[YOUR GOAL] Once the pictures are set aside, transcribe the remaining data exactly.

[SUPPLIED INFORMATION]
***
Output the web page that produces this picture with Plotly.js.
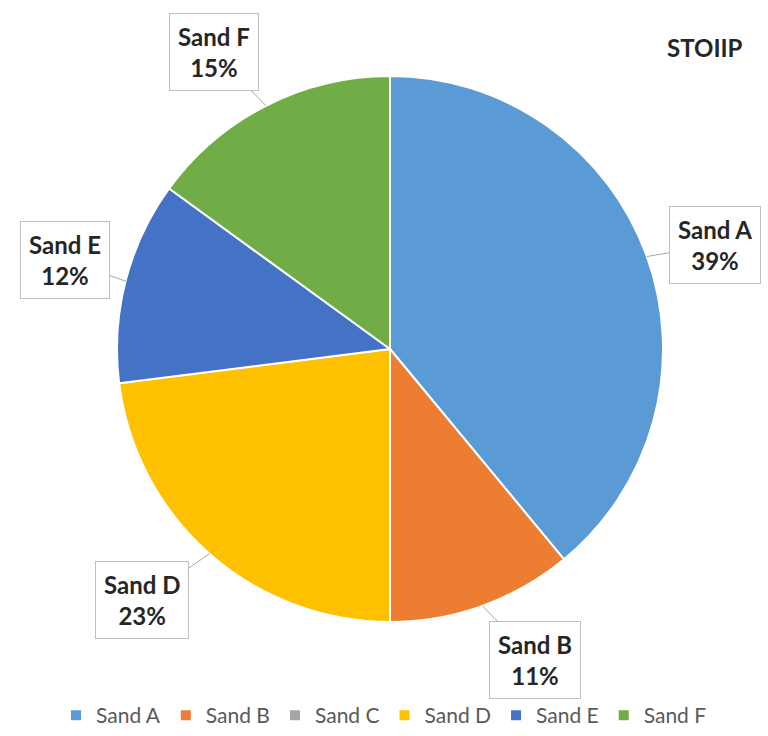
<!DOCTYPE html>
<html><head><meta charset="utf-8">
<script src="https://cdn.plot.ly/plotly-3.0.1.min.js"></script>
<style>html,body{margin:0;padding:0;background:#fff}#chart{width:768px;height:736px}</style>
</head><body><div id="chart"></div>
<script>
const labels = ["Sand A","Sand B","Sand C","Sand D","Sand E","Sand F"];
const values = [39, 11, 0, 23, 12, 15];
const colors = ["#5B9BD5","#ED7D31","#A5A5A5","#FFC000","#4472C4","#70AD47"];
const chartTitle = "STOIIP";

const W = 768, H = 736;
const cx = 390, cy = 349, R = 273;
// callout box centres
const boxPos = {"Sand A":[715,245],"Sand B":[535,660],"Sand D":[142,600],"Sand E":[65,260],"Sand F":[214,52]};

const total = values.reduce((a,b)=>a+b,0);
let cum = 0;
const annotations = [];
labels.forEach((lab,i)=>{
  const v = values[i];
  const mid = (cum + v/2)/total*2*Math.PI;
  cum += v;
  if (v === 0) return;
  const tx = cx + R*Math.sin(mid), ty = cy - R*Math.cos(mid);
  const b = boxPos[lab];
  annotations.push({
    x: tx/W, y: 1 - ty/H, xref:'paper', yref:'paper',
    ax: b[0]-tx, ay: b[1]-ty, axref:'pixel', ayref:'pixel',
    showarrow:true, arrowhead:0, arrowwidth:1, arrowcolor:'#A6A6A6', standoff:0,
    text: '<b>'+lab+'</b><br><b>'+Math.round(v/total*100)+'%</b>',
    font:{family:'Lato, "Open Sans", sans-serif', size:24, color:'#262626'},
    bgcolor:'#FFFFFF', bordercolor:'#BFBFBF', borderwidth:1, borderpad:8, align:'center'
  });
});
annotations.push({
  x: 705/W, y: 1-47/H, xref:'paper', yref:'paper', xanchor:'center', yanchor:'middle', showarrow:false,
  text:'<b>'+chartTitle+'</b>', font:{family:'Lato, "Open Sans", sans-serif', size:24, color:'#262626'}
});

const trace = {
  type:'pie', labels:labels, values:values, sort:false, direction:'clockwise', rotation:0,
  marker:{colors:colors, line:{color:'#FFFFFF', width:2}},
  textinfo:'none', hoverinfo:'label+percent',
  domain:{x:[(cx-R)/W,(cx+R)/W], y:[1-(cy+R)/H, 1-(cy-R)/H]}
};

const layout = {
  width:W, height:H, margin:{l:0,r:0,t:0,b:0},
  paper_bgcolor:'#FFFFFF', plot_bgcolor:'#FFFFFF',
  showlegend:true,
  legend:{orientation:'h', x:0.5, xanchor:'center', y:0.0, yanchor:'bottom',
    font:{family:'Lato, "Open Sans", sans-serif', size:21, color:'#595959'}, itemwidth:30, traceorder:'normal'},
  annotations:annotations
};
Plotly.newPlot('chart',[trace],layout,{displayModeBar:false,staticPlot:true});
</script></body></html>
***
[COMPLETE RESPONSE]
Output the web page that produces this picture with Plotly.js.
<!DOCTYPE html>
<html><head><meta charset="utf-8">
<script src="https://cdn.plot.ly/plotly-3.0.1.min.js"></script>
<style>html,body{margin:0;padding:0;background:#fff}#chart{width:768px;height:736px}</style>
</head><body><div id="chart"></div>
<script>
const labels = ["Sand A","Sand B","Sand C","Sand D","Sand E","Sand F"];
const values = [39, 11, 0, 23, 12, 15];
const colors = ["#5B9BD5","#ED7D31","#A5A5A5","#FFC000","#4472C4","#70AD47"];
const chartTitle = "STOIIP";

const W = 768, H = 736;
const cx = 390, cy = 349, R = 273;
// callout box centres
const boxPos = {"Sand A":[715,245],"Sand B":[535,660],"Sand D":[142,600],"Sand E":[65,260],"Sand F":[214,52]};

const total = values.reduce((a,b)=>a+b,0);
let cum = 0;
const annotations = [];
labels.forEach((lab,i)=>{
  const v = values[i];
  const mid = (cum + v/2)/total*2*Math.PI;
  cum += v;
  if (v === 0) return;
  const tx = cx + R*Math.sin(mid), ty = cy - R*Math.cos(mid);
  const b = boxPos[lab];
  annotations.push({
    x: tx/W, y: 1 - ty/H, xref:'paper', yref:'paper',
    ax: b[0]-tx, ay: b[1]-ty, axref:'pixel', ayref:'pixel',
    showarrow:true, arrowhead:0, arrowwidth:1, arrowcolor:'#A6A6A6', standoff:0,
    text: '<b>'+lab+'</b><br><b>'+Math.round(v/total*100)+'%</b>',
    font:{family:'Lato, "Open Sans", sans-serif', size:24, color:'#262626'},
    bgcolor:'#FFFFFF', bordercolor:'#BFBFBF', borderwidth:1, borderpad:8, align:'center'
  });
});
annotations.push({
  x: 705/W, y: 1-47/H, xref:'paper', yref:'paper', xanchor:'center', yanchor:'middle', showarrow:false,
  text:'<b>'+chartTitle+'</b>', font:{family:'Lato, "Open Sans", sans-serif', size:24, color:'#262626'}
});

const trace = {
  type:'pie', labels:labels, values:values, sort:false, direction:'clockwise', rotation:0,
  marker:{colors:colors, line:{color:'#FFFFFF', width:2}},
  textinfo:'none', hoverinfo:'label+percent',
  domain:{x:[(cx-R)/W,(cx+R)/W], y:[1-(cy+R)/H, 1-(cy-R)/H]}
};

const layout = {
  width:W, height:H, margin:{l:0,r:0,t:0,b:0},
  paper_bgcolor:'#FFFFFF', plot_bgcolor:'#FFFFFF',
  showlegend:true,
  legend:{orientation:'h', x:0.5, xanchor:'center', y:0.0, yanchor:'bottom',
    font:{family:'Lato, "Open Sans", sans-serif', size:21, color:'#595959'}, itemwidth:30, traceorder:'normal'},
  annotations:annotations
};
Plotly.newPlot('chart',[trace],layout,{displayModeBar:false,staticPlot:true});
</script></body></html>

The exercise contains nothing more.